Jesus’ Prayer as Gift

This Sunday the Gospel reading is from John 17, Jesus’ great prayer for his followers.  After finishing his last meal with his disciple, Jeus looks up to heaven and talks to his Father about keeping his disciples safe.

I am asking on their behalf; I am not asking on behalf of the world, but on behalf of those whom you gave to me, because they are yours.  All mine are yours, and yours are mine; and I have been glorified in them. (John 17:9-10)

We belong to God and to Jesus, we are woven into the fabric of the Trinity.  Jesus not only prays for us, he models how we can enter into deeper relationship with God through prayer.  Our prayer relationship is a gift from God that we sometimes try to push or pull our way.

Henri Nouwen has written many things on prayer that I find helpful.  The following quote is from his Genesee Diary when he spent six months living at a monastary in 1975.

I wonder if depression in the spiritual life does not mean that we have forgotten that prayer is grace.  The deep realization that all the fruits of the spiritual life are gifts of God should make us smile and liberate us from any deadly seriousness. We can close our eyes as tightly as we can and clasp our hands as tightly as firmly as possible, but God speaks only when he wants to speak. When we realize this our pressing, pushing and pulling become quite amusing.  Sometimes we act like a child that closes his eyes and thinks  that he can make the world go away.

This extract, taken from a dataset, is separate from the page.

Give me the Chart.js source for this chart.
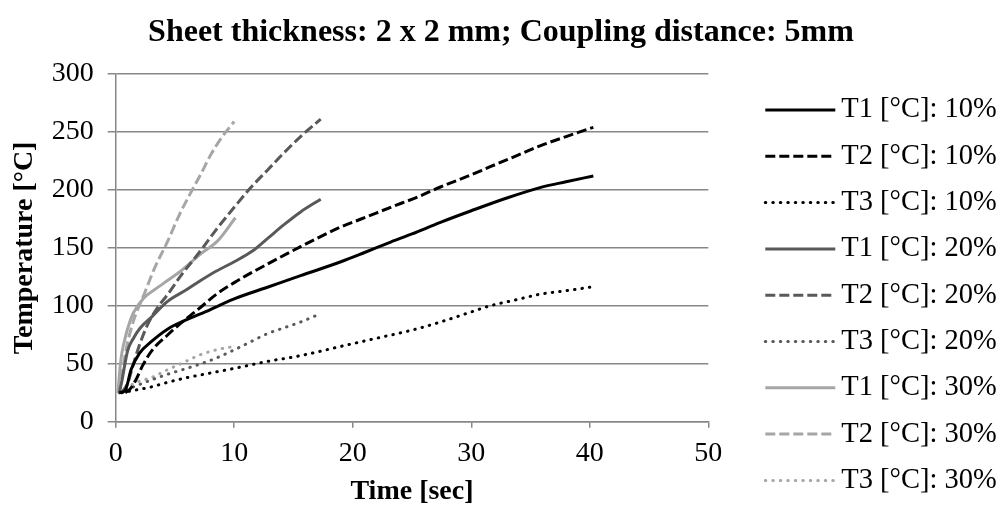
<!DOCTYPE html>
<html>
<head>
<meta charset="utf-8">
<script src="https://cdn.jsdelivr.net/npm/chart.js@4/dist/chart.umd.min.js"></script>
<style>
html, body { margin: 0; padding: 0; background: #fff; overflow: hidden; }
</style>
</head>
<body>
<canvas id="mycanvas" width="1002" height="509"></canvas>
<script>
// time [sec] and temperature [°C], one pair of arrays per curve
var t1_10_t = [0.3, 0.8, 1.3, 2, 3, 4.4, 6, 7.6, 10, 12.8, 15.6, 19, 21, 23.2, 25, 27.4, 30, 33, 35.8, 38, 40.3];
var t1_10_v = [25, 27, 45, 59, 69, 80, 88, 95, 106, 116, 126, 138, 146, 155, 162, 172, 182, 193, 202, 207, 212];

var t2_10_t = [0.8, 1.2, 1.7, 2.3, 3.1, 4.4, 5.5, 7.2, 8.5, 10, 12.8, 15.6, 19, 21, 23.2, 25.5, 27.4, 29.5, 31.6, 33.7, 35.8, 38, 40.3];
var t2_10_v = [25, 28, 36, 49, 62, 75, 85, 99, 110, 120, 136, 151, 168, 176, 185, 194, 202.5, 211, 220, 229, 238, 246, 254];

var t3_10_t = [0.5, 1.5, 3, 4.4, 6, 8, 10, 12.8, 15.6, 19, 22, 25, 27.4, 29.5, 31.6, 33.7, 35.8, 38, 40];
var t3_10_v = [25, 27, 30, 34, 38, 42, 46, 52, 57, 65, 72, 79, 86, 93, 100, 105, 110, 113, 116];

var t1_20_t = [0.3, 0.5, 1, 1.5, 2, 3, 4.4, 6, 7.2, 8.5, 10, 11.5, 12.8, 14.2, 15.6, 17.3];
var t1_20_v = [25, 34, 61, 72, 80, 90, 104, 114, 122, 130, 138, 147, 158, 170, 181, 192];

var t2_20_t = [0.5, 1, 1.5, 2, 2.7, 3.5, 4.4, 5.5, 7.2, 8.5, 10, 11.4, 12.8, 14.2, 15.6, 17.3];
var t2_20_v = [25, 33, 50, 66, 84, 98, 110, 126, 148, 166, 185, 202, 217, 232, 246, 261];

var t3_20_t = [0.3, 1.5, 3, 4.4, 6, 7.2, 8.5, 10, 11.4, 12.8, 14.2, 15.6, 17];
var t3_20_v = [25, 30, 36, 41, 46, 50, 55, 62, 69, 76, 81, 86, 92];

var t1_30_t = [0.2, 0.35, 0.5, 0.7, 1, 1.5, 2.4, 3.3, 4.4, 5.5, 7.2, 8.6, 10.1];
var t1_30_v = [25, 45, 58, 68, 80, 94, 107, 114, 122, 130, 145, 156, 176];

var t2_30_t = [0.3, 0.5, 0.7, 1, 1.5, 2.4, 3.3, 4.4, 5.3, 6.3, 7.2, 8, 9, 10];
var t2_30_v = [25, 38, 52, 68, 87, 110, 133, 156, 177, 197, 214, 230, 246, 259];

var t3_30_t = [0.3, 1, 2, 3, 4.4, 5.5, 7.2, 8.5, 10];
var t3_30_v = [25, 30, 35, 38, 45, 50, 58, 62, 65];

var seriesNames = ['T1 [°C]: 10%', 'T2 [°C]: 10%', 'T3 [°C]: 10%',
                   'T1 [°C]: 20%', 'T2 [°C]: 20%', 'T3 [°C]: 20%',
                   'T1 [°C]: 30%', 'T2 [°C]: 30%', 'T3 [°C]: 30%'];

var xTicks = [0, 10, 20, 30, 40, 50];
var yTicks = [0, 50, 100, 150, 200, 250, 300];

var serif = '"Liberation Serif", "Times New Roman", serif';
var gridColor = '#878787';

function pts(t, v) {
    var out = [];
    for (var i = 0; i < t.length; i++) {
        out.push({x: t[i], y: v[i]});
    }
    return out;
}

// line look: colour per power level, dash per sensor
var colors = ['#000000', '#595959', '#a6a6a6'];
var dashes = [[], [10, 4], [0.5, 7]];
var caps = ['butt', 'butt', 'round'];

var raw = [
    [t1_10_t, t1_10_v], [t2_10_t, t2_10_v], [t3_10_t, t3_10_v],
    [t1_20_t, t1_20_v], [t2_20_t, t2_20_v], [t3_20_t, t3_20_v],
    [t1_30_t, t1_30_v], [t2_30_t, t2_30_v], [t3_30_t, t3_30_v]
];

var datasets = [];
for (var i = 0; i < raw.length; i++) {
    datasets.push({
        label: seriesNames[i],
        data: pts(raw[i][0], raw[i][1]),
        borderColor: colors[Math.floor(i / 3)],
        backgroundColor: colors[Math.floor(i / 3)],
        borderWidth: 3,
        borderDash: dashes[i % 3],
        borderCapStyle: caps[i % 3],
        pointRadius: 0,
        fill: false,
        cubicInterpolationMode: 'monotone'
    });
}

// legend column to the right of the plot, drawn with each dataset's own line style
var sideLegend = {
    id: 'sideLegend',
    afterDraw: function(chart) {
        var c = chart.ctx;
        var area = chart.chartArea;
        var x0 = area.right + 57;
        var lineLen = 70;
        var y0 = 110;
        var step = 46.3;
        c.save();
        c.font = '28.5px ' + serif;
        c.textBaseline = 'middle';
        c.fillStyle = '#000';
        chart.data.datasets.forEach(function(ds, k) {
            var y = y0 + k * step;
            c.beginPath();
            c.strokeStyle = ds.borderColor;
            c.lineWidth = ds.borderWidth;
            c.lineCap = ds.borderCapStyle;
            c.setLineDash(ds.borderDash);
            c.moveTo(x0, y);
            c.lineTo(x0 + lineLen, y);
            c.stroke();
            c.fillText(ds.label, x0 + lineLen + 6, y);
        });
        c.restore();
    }
};

var ctx = document.getElementById('mycanvas');

var chart = new Chart(ctx, {
    type: 'line',
    data: {datasets: datasets},
    plugins: [sideLegend],
    options: {
        responsive: false,
        animation: false,
        devicePixelRatio: 1,
        layout: {padding: {top: 0, right: 0, bottom: -4, left: 0}},
        plugins: {
            tooltip: {enabled: false},
            legend: {display: false},
            title: {
                display: true,
                text: 'Sheet thickness: 2 x 2 mm; Coupling distance: 5mm',
                color: '#000',
                font: {family: serif, size: 32, weight: 'bold'},
                padding: {top: 14, bottom: 21.6}
            }
        },
        scales: {
            x: {
                type: 'linear',
                min: 0,
                max: 50,
                afterBuildTicks: function(s) { s.ticks = xTicks.map(function(v) { return {value: v}; }); },
                afterFit: function(s) { s.height = 91.3; },
                ticks: {color: '#000', font: {family: serif, size: 28}, padding: 9.5},
                grid: {drawOnChartArea: false, color: gridColor, lineWidth: 1.5, tickLength: 6},
                border: {color: gridColor, width: 1.5},
                title: {
                    display: true,
                    text: 'Time [sec]',
                    color: '#000',
                    font: {family: serif, size: 28, weight: 'bold'},
                    padding: {top: 0, bottom: 4}
                }
            },
            y: {
                min: 0,
                max: 300,
                afterBuildTicks: function(s) { s.ticks = yTicks.map(function(v) { return {value: v}; }); },
                afterFit: function(s) { s.width = 115.7; },
                ticks: {color: '#000', font: {family: serif, size: 28}, padding: 14},
                grid: {color: gridColor, lineWidth: 1.5, tickLength: 8},
                border: {color: gridColor, width: 1.5},
                title: {
                    display: true,
                    text: 'Temperature [°C]',
                    color: '#000',
                    font: {family: serif, size: 28, weight: 'bold'},
                    padding: {top: 8, bottom: 0}
                }
            },
            // empty box on the right that keeps room for the legend column
            legendRoom: {
                position: 'right',
                display: true,
                grid: {display: false},
                ticks: {display: false},
                border: {display: false},
                afterFit: function(s) { s.width = 293.7; }
            }
        }
    }
});
</script>
</body>
</html>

After having done everything t0 make some space for God, it is still God who comes on his own initiative.  But we have a promise upon which to base our hope: The promise of his love.  So our life can rightly be waiting in expectation, but waiting patiently and with a smile.  Then indeed, we shall be really surprised and full of joy and gratitude when he comes.  (The Genesee Diary, p. 129)

Who has been a model of prayer for you and what have you learned from them?

Lord Jesus, like your disciples, teach us to pray.